** Work required **
Pictures stay out of the copy. Repeat exactly the lines from the first entry below through the line that contains "CJK SC, Noto", and nothing beyond.

** Stored rows **
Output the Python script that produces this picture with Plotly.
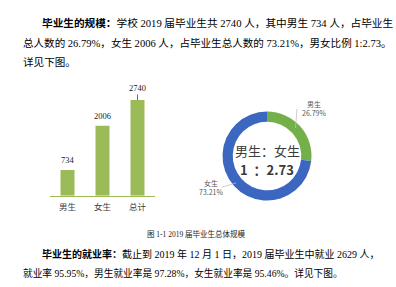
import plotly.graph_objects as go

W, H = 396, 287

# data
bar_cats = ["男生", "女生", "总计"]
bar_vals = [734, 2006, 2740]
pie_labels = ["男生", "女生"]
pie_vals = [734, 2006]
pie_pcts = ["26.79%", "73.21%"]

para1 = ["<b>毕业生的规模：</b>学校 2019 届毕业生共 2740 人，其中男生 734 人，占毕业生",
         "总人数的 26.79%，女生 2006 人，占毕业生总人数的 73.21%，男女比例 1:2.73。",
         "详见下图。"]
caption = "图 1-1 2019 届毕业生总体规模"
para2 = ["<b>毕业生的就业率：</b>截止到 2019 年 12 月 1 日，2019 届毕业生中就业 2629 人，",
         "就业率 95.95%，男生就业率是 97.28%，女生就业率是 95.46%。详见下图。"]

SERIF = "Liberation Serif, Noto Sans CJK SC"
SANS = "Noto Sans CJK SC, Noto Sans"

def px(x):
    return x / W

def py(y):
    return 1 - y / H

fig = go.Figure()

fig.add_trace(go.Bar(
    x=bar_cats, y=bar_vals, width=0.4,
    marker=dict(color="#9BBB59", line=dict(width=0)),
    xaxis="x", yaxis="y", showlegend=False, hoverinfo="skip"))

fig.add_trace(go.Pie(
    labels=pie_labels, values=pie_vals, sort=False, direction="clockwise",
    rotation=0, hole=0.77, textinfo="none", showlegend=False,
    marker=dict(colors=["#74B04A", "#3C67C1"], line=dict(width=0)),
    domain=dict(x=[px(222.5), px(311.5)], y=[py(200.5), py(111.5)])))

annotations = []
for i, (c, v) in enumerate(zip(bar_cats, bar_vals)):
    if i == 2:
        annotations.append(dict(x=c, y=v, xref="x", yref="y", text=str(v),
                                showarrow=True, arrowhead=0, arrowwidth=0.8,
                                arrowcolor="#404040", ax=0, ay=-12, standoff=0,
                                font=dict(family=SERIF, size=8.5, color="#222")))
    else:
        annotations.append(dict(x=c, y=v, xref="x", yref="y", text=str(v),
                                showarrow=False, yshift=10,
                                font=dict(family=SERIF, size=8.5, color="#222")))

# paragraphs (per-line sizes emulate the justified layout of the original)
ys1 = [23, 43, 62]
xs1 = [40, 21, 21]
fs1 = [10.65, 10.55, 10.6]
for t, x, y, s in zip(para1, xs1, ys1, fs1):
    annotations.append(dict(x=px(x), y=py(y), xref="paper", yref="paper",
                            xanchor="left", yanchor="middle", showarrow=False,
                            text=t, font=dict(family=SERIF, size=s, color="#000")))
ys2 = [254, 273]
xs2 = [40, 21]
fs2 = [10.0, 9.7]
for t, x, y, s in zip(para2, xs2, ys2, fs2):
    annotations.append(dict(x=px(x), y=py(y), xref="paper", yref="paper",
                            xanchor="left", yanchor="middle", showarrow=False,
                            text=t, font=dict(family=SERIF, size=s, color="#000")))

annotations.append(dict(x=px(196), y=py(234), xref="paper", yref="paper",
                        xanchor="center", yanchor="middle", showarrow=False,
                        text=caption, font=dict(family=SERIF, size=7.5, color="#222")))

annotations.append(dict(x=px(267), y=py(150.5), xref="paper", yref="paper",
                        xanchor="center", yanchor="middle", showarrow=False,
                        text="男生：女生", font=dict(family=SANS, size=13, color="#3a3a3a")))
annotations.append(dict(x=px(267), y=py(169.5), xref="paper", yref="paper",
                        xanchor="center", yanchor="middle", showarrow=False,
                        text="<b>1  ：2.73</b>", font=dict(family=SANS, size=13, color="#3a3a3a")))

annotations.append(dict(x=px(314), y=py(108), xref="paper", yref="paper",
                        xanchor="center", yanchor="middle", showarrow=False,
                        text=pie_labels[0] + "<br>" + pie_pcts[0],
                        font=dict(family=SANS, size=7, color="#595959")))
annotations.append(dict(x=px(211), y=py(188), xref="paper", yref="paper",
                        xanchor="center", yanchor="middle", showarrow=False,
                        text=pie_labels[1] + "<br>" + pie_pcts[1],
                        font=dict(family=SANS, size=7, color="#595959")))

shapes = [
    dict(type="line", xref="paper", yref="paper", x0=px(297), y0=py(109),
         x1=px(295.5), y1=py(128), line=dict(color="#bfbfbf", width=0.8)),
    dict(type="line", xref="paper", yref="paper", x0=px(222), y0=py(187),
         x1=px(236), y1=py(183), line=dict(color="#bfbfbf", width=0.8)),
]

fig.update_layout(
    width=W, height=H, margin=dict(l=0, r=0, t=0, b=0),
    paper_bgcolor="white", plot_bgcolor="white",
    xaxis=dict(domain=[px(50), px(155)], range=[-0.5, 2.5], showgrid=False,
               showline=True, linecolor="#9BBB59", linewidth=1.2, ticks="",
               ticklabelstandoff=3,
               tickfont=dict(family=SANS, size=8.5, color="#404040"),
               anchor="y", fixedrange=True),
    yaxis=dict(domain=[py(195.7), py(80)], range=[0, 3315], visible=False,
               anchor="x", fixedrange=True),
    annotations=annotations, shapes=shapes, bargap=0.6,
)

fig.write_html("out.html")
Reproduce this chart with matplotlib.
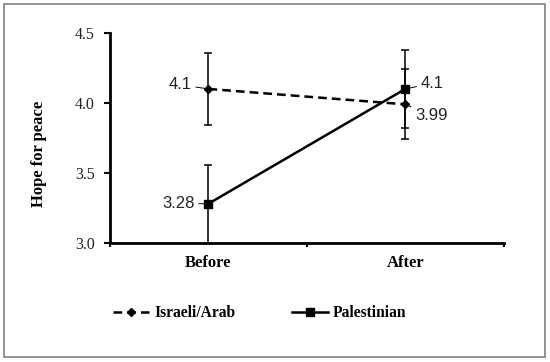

** Finished answer **
Output the Python script that produces this picture with Plotly.
import plotly.graph_objects as go

W, H = 396, 287

# data
bar_cats = ["男生", "女生", "总计"]
bar_vals = [734, 2006, 2740]
pie_labels = ["男生", "女生"]
pie_vals = [734, 2006]
pie_pcts = ["26.79%", "73.21%"]

para1 = ["<b>毕业生的规模：</b>学校 2019 届毕业生共 2740 人，其中男生 734 人，占毕业生",
         "总人数的 26.79%，女生 2006 人，占毕业生总人数的 73.21%，男女比例 1:2.73。",
         "详见下图。"]
caption = "图 1-1 2019 届毕业生总体规模"
para2 = ["<b>毕业生的就业率：</b>截止到 2019 年 12 月 1 日，2019 届毕业生中就业 2629 人，",
         "就业率 95.95%，男生就业率是 97.28%，女生就业率是 95.46%。详见下图。"]

SERIF = "Liberation Serif, Noto Sans CJK SC"
SANS = "Noto Sans CJK SC, Noto Sans"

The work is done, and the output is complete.